## [The problem]
Repeat the entries below exactly as they appear, with no pictures.

## [Given information]
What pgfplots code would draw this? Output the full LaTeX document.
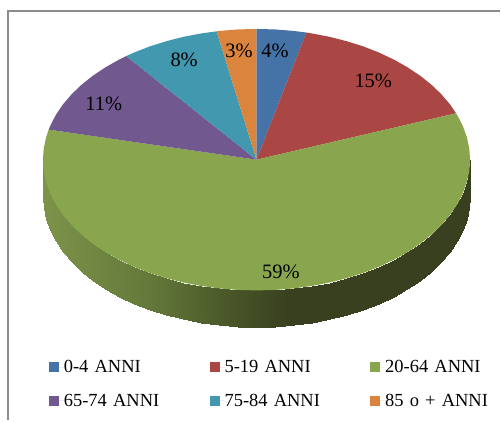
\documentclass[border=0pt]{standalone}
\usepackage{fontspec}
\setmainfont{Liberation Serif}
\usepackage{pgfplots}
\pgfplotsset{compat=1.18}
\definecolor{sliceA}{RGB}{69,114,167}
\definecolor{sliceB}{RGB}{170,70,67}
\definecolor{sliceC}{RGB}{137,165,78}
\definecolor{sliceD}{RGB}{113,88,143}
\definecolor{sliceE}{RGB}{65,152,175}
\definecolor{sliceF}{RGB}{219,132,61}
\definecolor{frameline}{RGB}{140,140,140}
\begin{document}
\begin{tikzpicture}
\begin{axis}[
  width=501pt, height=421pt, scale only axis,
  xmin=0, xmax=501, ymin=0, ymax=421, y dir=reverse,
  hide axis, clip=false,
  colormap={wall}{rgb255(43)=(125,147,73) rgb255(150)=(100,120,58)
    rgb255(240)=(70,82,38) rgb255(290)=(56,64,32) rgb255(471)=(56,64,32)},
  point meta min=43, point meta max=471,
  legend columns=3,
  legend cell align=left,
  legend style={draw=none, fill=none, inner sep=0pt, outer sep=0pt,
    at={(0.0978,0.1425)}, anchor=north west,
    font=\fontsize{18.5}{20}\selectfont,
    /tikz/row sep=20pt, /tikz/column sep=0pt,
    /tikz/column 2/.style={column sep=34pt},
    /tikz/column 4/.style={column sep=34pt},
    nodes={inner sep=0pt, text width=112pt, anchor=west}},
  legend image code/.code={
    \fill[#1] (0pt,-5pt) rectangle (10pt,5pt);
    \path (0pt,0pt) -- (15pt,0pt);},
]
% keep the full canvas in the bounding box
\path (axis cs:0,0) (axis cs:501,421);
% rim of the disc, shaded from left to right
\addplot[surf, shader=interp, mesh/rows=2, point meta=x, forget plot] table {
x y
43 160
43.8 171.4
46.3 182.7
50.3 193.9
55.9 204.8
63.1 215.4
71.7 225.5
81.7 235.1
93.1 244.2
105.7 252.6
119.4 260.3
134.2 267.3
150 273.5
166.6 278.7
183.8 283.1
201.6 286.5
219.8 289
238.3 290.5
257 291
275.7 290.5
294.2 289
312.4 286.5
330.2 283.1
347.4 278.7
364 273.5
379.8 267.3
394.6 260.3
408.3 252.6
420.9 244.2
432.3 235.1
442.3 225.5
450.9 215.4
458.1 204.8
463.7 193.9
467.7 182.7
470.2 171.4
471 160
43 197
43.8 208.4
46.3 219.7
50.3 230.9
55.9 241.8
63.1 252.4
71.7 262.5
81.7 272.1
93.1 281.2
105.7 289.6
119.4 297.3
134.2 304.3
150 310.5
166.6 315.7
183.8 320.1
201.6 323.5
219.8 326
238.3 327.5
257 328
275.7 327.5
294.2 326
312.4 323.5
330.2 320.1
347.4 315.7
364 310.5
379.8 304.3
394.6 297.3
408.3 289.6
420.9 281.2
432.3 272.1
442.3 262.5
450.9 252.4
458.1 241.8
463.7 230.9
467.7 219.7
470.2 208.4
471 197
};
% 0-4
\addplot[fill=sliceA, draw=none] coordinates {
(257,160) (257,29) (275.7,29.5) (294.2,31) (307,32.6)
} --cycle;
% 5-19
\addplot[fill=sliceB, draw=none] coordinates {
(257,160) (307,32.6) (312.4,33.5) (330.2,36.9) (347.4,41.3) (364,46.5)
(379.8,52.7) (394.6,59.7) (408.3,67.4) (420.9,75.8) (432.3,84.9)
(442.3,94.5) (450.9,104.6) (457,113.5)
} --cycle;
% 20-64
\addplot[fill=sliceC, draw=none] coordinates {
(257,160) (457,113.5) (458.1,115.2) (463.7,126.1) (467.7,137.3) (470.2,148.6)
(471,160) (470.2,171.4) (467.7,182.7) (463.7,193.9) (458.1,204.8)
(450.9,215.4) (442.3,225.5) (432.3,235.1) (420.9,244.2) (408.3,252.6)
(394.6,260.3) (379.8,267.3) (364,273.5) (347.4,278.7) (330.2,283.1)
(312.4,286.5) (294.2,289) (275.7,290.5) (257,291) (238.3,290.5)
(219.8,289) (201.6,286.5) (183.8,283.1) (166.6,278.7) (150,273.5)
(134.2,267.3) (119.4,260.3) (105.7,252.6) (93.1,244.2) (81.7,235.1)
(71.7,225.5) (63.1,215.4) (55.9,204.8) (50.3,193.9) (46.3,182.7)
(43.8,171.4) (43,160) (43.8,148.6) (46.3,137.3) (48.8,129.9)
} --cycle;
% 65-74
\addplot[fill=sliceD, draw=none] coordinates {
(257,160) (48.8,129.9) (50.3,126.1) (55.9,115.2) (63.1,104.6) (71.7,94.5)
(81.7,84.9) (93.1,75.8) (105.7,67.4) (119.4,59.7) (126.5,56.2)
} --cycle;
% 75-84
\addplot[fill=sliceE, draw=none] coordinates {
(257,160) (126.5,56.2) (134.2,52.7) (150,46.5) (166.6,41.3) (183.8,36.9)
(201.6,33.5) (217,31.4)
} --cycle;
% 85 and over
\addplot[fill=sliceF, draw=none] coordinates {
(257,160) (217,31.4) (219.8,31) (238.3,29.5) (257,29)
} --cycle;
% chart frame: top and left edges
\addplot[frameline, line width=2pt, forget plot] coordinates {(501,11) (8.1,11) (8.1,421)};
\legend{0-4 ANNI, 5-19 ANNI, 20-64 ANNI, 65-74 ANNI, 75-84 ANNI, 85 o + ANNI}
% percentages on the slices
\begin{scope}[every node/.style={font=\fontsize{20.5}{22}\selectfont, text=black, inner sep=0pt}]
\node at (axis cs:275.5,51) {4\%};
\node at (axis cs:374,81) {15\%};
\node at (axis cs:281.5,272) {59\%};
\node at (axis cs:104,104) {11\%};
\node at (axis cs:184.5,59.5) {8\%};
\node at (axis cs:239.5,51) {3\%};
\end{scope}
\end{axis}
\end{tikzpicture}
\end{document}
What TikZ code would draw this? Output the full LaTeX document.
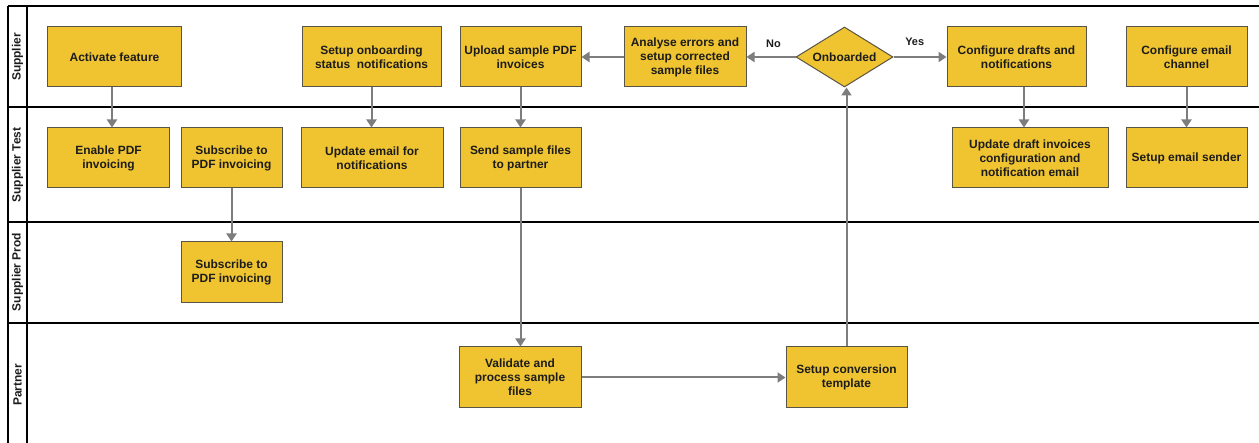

## [Result for this task]
What pgfplots code would draw this? Output the full LaTeX document.
\documentclass[border=0pt]{standalone}
\usepackage{fontspec}
\setmainfont{Liberation Serif}
\usepackage{pgfplots}
\pgfplotsset{compat=1.18}
\definecolor{sliceA}{RGB}{69,114,167}
\definecolor{sliceB}{RGB}{170,70,67}
\definecolor{sliceC}{RGB}{137,165,78}
\definecolor{sliceD}{RGB}{113,88,143}
\definecolor{sliceE}{RGB}{65,152,175}
\definecolor{sliceF}{RGB}{219,132,61}
\definecolor{frameline}{RGB}{140,140,140}
\begin{document}
\begin{tikzpicture}
\begin{axis}[
  width=501pt, height=421pt, scale only axis,
  xmin=0, xmax=501, ymin=0, ymax=421, y dir=reverse,
  hide axis, clip=false,
  colormap={wall}{rgb255(43)=(125,147,73) rgb255(150)=(100,120,58)
    rgb255(240)=(70,82,38) rgb255(290)=(56,64,32) rgb255(471)=(56,64,32)},
  point meta min=43, point meta max=471,
  legend columns=3,
  legend cell align=left,
  legend style={draw=none, fill=none, inner sep=0pt, outer sep=0pt,
    at={(0.0978,0.1425)}, anchor=north west,
    font=\fontsize{18.5}{20}\selectfont,
    /tikz/row sep=20pt, /tikz/column sep=0pt,
    /tikz/column 2/.style={column sep=34pt},
    /tikz/column 4/.style={column sep=34pt},
    nodes={inner sep=0pt, text width=112pt, anchor=west}},
  legend image code/.code={
    \fill[#1] (0pt,-5pt) rectangle (10pt,5pt);
    \path (0pt,0pt) -- (15pt,0pt);},
]
% keep the full canvas in the bounding box
\path (axis cs:0,0) (axis cs:501,421);
% rim of the disc, shaded from left to right
\addplot[surf, shader=interp, mesh/rows=2, point meta=x, forget plot] table {
x y
43 160
43.8 171.4
46.3 182.7
50.3 193.9
55.9 204.8
63.1 215.4
71.7 225.5
81.7 235.1
93.1 244.2
105.7 252.6
119.4 260.3
134.2 267.3
150 273.5
166.6 278.7
183.8 283.1
201.6 286.5
219.8 289
238.3 290.5
257 291
275.7 290.5
294.2 289
312.4 286.5
330.2 283.1
347.4 278.7
364 273.5
379.8 267.3
394.6 260.3
408.3 252.6
420.9 244.2
432.3 235.1
442.3 225.5
450.9 215.4
458.1 204.8
463.7 193.9
467.7 182.7
470.2 171.4
471 160
43 197
43.8 208.4
46.3 219.7
50.3 230.9
55.9 241.8
63.1 252.4
71.7 262.5
81.7 272.1
93.1 281.2
105.7 289.6
119.4 297.3
134.2 304.3
150 310.5
166.6 315.7
183.8 320.1
201.6 323.5
219.8 326
238.3 327.5
257 328
275.7 327.5
294.2 326
312.4 323.5
330.2 320.1
347.4 315.7
364 310.5
379.8 304.3
394.6 297.3
408.3 289.6
420.9 281.2
432.3 272.1
442.3 262.5
450.9 252.4
458.1 241.8
463.7 230.9
467.7 219.7
470.2 208.4
471 197
};
% 0-4
\addplot[fill=sliceA, draw=none] coordinates {
(257,160) (257,29) (275.7,29.5) (294.2,31) (307,32.6)
} --cycle;
% 5-19
\addplot[fill=sliceB, draw=none] coordinates {
(257,160) (307,32.6) (312.4,33.5) (330.2,36.9) (347.4,41.3) (364,46.5)
(379.8,52.7) (394.6,59.7) (408.3,67.4) (420.9,75.8) (432.3,84.9)
(442.3,94.5) (450.9,104.6) (457,113.5)
} --cycle;
% 20-64
\addplot[fill=sliceC, draw=none] coordinates {
(257,160) (457,113.5) (458.1,115.2) (463.7,126.1) (467.7,137.3) (470.2,148.6)
(471,160) (470.2,171.4) (467.7,182.7) (463.7,193.9) (458.1,204.8)
(450.9,215.4) (442.3,225.5) (432.3,235.1) (420.9,244.2) (408.3,252.6)
(394.6,260.3) (379.8,267.3) (364,273.5) (347.4,278.7) (330.2,283.1)
(312.4,286.5) (294.2,289) (275.7,290.5) (257,291) (238.3,290.5)
(219.8,289) (201.6,286.5) (183.8,283.1) (166.6,278.7) (150,273.5)
(134.2,267.3) (119.4,260.3) (105.7,252.6) (93.1,244.2) (81.7,235.1)
(71.7,225.5) (63.1,215.4) (55.9,204.8) (50.3,193.9) (46.3,182.7)
(43.8,171.4) (43,160) (43.8,148.6) (46.3,137.3) (48.8,129.9)
} --cycle;
% 65-74
\addplot[fill=sliceD, draw=none] coordinates {
(257,160) (48.8,129.9) (50.3,126.1) (55.9,115.2) (63.1,104.6) (71.7,94.5)
(81.7,84.9) (93.1,75.8) (105.7,67.4) (119.4,59.7) (126.5,56.2)
} --cycle;
% 75-84
\addplot[fill=sliceE, draw=none] coordinates {
(257,160) (126.5,56.2) (134.2,52.7) (150,46.5) (166.6,41.3) (183.8,36.9)
(201.6,33.5) (217,31.4)
} --cycle;
% 85 and over
\addplot[fill=sliceF, draw=none] coordinates {
(257,160) (217,31.4) (219.8,31) (238.3,29.5) (257,29)
} --cycle;
% chart frame: top and left edges
\addplot[frameline, line width=2pt, forget plot] coordinates {(501,11) (8.1,11) (8.1,421)};
\legend{0-4 ANNI, 5-19 ANNI, 20-64 ANNI, 65-74 ANNI, 75-84 ANNI, 85 o + ANNI}
% percentages on the slices
\begin{scope}[every node/.style={font=\fontsize{20.5}{22}\selectfont, text=black, inner sep=0pt}]
\node at (axis cs:275.5,51) {4\%};
\node at (axis cs:374,81) {15\%};
\node at (axis cs:281.5,272) {59\%};
\node at (axis cs:104,104) {11\%};
\node at (axis cs:184.5,59.5) {8\%};
\node at (axis cs:239.5,51) {3\%};
\end{scope}
\end{axis}
\end{tikzpicture}
\end{document}
What TikZ code would draw this? Output the full LaTeX document.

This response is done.